> **Short exercise**: Any pictures should be left out; please print exactly the lines between the line with "Write the React, TypeScript" and the line with "const AXIS = '#8f8f8f';", inclusive.

---- Input material

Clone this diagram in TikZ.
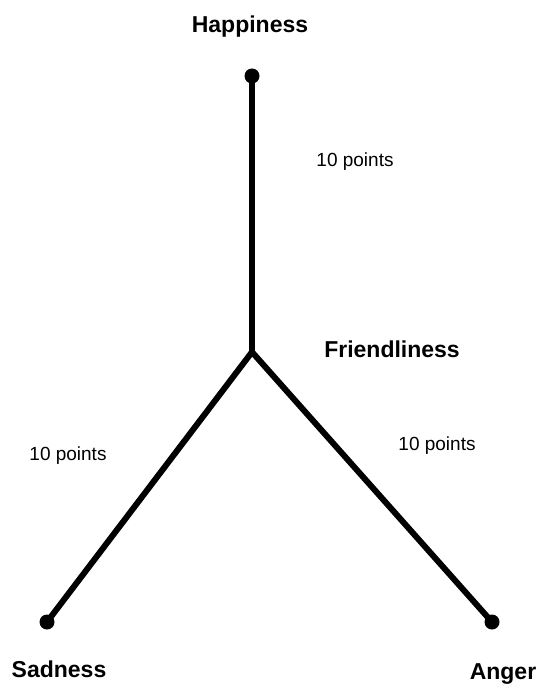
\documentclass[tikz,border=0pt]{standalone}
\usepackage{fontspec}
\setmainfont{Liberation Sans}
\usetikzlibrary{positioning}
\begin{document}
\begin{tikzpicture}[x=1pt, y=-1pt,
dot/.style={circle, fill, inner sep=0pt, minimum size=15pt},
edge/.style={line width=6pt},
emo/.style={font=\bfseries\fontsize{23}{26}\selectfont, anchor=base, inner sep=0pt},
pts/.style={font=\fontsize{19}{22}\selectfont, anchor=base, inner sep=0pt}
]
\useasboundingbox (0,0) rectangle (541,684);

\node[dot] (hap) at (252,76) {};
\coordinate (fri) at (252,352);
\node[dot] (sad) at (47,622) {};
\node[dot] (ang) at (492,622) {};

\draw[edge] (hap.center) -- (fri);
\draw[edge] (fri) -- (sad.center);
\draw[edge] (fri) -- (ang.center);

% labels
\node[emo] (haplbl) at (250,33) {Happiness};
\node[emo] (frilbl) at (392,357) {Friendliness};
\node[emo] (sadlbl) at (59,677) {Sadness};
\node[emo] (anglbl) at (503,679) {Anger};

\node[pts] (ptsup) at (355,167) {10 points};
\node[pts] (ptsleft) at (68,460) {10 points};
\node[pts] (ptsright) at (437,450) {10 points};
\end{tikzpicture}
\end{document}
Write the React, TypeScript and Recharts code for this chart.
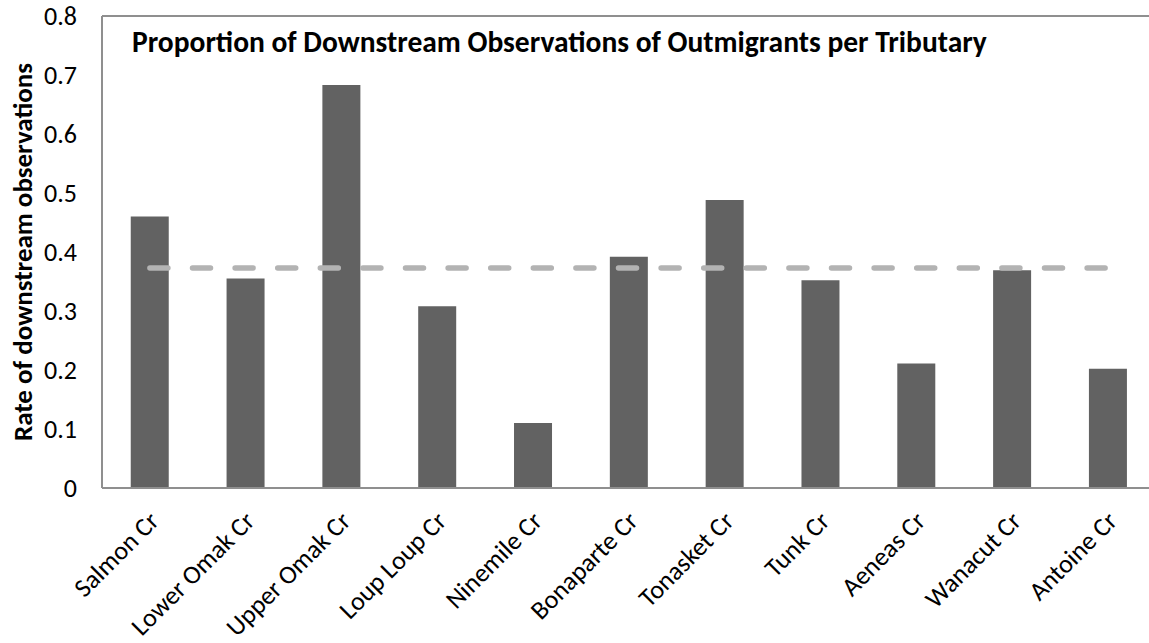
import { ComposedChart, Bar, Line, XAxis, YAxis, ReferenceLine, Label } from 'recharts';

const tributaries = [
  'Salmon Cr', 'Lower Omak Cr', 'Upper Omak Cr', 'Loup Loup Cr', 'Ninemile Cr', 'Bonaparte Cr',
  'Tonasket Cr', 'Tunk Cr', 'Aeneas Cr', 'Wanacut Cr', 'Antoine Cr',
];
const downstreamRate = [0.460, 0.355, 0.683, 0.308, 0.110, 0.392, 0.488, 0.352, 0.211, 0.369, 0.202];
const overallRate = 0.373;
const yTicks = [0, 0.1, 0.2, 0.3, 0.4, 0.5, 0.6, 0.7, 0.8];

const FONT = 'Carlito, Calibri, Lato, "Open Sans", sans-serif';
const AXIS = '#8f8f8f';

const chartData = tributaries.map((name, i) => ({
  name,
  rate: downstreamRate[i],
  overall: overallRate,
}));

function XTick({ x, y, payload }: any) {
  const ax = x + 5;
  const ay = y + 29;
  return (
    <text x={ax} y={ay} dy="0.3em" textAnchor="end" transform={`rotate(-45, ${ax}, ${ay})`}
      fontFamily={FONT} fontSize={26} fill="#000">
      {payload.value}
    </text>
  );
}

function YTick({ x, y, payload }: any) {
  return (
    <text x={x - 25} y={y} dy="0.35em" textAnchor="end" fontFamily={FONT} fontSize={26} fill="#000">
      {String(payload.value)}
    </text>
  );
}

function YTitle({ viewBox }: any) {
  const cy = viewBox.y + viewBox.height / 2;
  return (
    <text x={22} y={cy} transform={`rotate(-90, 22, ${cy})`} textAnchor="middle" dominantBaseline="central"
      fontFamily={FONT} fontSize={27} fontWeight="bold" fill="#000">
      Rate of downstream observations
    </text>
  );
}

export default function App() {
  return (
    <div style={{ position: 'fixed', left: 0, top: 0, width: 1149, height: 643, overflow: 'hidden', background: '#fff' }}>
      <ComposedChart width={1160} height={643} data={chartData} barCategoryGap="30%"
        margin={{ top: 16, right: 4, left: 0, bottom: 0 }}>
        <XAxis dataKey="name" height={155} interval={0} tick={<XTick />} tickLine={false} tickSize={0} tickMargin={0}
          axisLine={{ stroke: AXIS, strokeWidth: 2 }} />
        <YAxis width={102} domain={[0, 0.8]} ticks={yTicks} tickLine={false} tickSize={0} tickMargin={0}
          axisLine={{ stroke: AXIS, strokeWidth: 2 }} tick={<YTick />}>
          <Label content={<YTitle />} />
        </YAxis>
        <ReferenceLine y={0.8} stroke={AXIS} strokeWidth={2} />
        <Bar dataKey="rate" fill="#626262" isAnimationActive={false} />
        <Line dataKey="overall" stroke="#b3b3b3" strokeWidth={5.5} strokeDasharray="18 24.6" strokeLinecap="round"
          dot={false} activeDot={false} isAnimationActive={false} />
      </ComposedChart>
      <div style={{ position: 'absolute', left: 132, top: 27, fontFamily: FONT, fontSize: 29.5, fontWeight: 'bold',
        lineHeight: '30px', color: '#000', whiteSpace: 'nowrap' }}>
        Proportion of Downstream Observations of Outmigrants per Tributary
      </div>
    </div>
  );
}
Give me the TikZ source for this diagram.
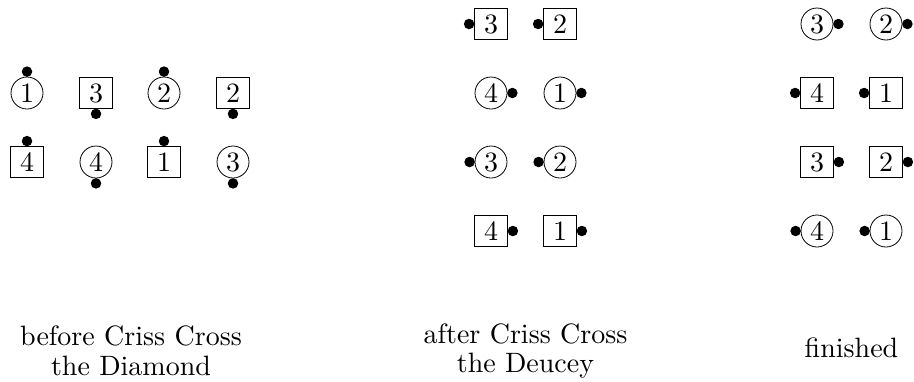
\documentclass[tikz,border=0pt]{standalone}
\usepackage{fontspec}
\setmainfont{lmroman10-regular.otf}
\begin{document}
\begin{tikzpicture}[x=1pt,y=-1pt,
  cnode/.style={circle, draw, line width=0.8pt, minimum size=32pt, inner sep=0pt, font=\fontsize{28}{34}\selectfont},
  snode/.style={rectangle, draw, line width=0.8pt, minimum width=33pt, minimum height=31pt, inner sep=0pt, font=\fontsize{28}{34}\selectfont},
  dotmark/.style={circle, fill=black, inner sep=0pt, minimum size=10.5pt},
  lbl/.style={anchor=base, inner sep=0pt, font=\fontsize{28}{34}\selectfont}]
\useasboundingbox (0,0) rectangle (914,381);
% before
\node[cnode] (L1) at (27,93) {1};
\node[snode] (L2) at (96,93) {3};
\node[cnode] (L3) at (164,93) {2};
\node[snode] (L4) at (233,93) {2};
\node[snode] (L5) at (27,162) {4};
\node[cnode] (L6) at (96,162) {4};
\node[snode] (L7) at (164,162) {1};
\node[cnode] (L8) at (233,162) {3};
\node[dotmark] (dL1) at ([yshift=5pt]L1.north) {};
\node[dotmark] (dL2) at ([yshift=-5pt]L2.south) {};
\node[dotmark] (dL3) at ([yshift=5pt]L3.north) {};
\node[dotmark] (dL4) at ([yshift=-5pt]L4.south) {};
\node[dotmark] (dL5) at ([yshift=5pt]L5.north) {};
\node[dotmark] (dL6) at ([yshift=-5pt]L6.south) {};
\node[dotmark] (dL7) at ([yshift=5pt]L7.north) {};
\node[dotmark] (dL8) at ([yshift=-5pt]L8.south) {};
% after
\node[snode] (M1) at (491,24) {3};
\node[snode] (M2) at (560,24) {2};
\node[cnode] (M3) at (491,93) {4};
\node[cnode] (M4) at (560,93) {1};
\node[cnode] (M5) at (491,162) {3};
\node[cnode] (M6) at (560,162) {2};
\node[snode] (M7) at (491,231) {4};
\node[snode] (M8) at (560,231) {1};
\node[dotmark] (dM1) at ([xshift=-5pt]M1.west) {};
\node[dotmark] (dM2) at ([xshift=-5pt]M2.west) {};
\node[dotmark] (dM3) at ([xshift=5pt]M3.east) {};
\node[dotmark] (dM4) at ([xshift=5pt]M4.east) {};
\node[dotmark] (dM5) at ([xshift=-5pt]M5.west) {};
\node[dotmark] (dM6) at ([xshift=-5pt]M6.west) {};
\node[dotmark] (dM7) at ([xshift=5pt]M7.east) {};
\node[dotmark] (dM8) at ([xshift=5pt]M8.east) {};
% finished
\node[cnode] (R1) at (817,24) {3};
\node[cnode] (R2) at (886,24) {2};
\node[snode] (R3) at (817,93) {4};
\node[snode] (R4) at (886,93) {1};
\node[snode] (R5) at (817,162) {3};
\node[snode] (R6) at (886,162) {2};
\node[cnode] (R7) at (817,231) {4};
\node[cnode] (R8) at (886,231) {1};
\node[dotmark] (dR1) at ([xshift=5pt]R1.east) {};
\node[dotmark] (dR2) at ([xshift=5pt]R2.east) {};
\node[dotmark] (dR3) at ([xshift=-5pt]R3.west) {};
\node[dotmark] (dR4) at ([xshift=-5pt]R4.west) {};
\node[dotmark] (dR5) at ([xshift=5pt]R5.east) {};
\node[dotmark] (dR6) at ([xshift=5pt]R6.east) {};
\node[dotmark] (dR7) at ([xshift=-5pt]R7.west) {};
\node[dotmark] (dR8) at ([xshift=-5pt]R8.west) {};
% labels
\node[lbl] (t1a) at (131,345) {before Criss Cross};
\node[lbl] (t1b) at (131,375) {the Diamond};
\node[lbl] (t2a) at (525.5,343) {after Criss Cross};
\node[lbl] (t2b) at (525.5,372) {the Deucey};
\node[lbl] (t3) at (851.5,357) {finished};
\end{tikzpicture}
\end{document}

--------

> **Response**:
Write the React, TypeScript and Recharts code for this chart.
import { ComposedChart, Bar, Line, XAxis, YAxis, ReferenceLine, Label } from 'recharts';

const tributaries = [
  'Salmon Cr', 'Lower Omak Cr', 'Upper Omak Cr', 'Loup Loup Cr', 'Ninemile Cr', 'Bonaparte Cr',
  'Tonasket Cr', 'Tunk Cr', 'Aeneas Cr', 'Wanacut Cr', 'Antoine Cr',
];
const downstreamRate = [0.460, 0.355, 0.683, 0.308, 0.110, 0.392, 0.488, 0.352, 0.211, 0.369, 0.202];
const overallRate = 0.373;
const yTicks = [0, 0.1, 0.2, 0.3, 0.4, 0.5, 0.6, 0.7, 0.8];

const FONT = 'Carlito, Calibri, Lato, "Open Sans", sans-serif';
const AXIS = '#8f8f8f';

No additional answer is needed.